Dragons, as symbols of nature's elemental forces, have been depicted in Chinese art from time immemorial. A special genre, dragon paintings were given powerful treatment by such Southern Song masters as Chen Rong (act. ca. 1235-62) and the Chan Buddhist painter Muqi (act. ca. 1240-75). In a fourteenth-century account, Chen's working methods are described as follows: He "makes clouds by splashing ink, creates vapor by spraying water, and, while drunk, shouting loudly, takes off his cap, soaks it in ink, and smears and rubs with it, before finishing the painting with a brush."

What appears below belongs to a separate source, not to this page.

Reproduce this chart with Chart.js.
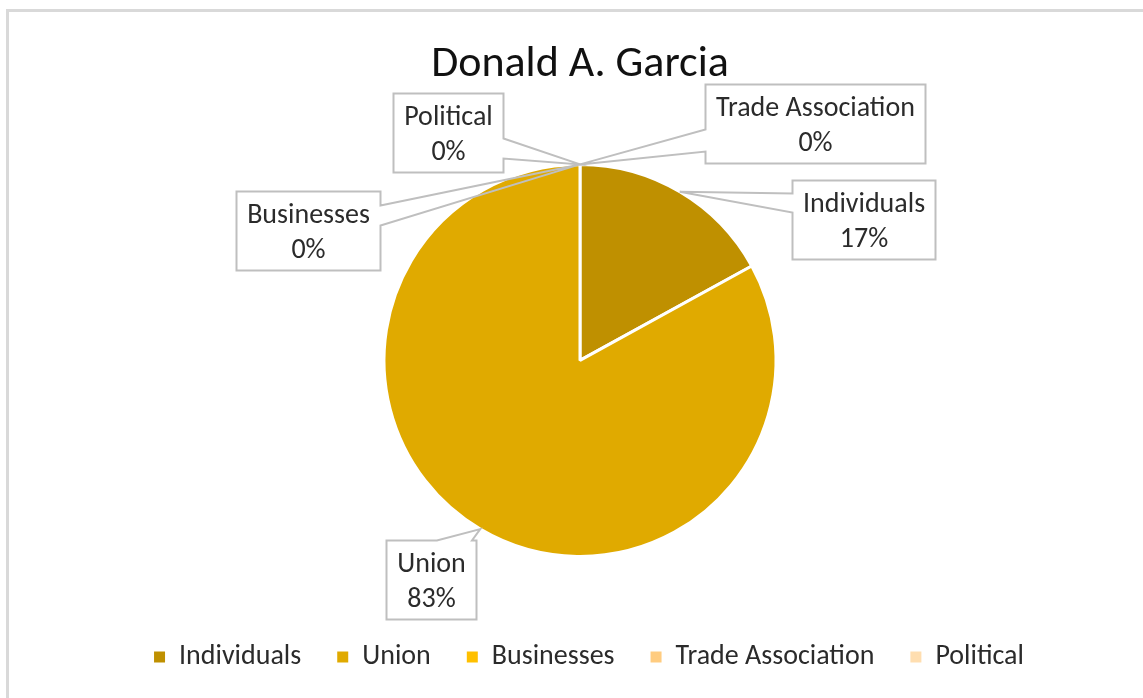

On Chen Rong's celebrated Nine Dragons handscroll dated 1244, in the Museum of Fine Arts, Boston, there is a colophon dated 1331 by Zhang Yucai's son Zhang Sicheng, the thirty-ninth Daoist pope (r. 1317–44). Beneficent Rain is closely related to Chen Rong's Nine Dragons both in content and in style, and may have been directly inspired by the Boston scroll or others like it.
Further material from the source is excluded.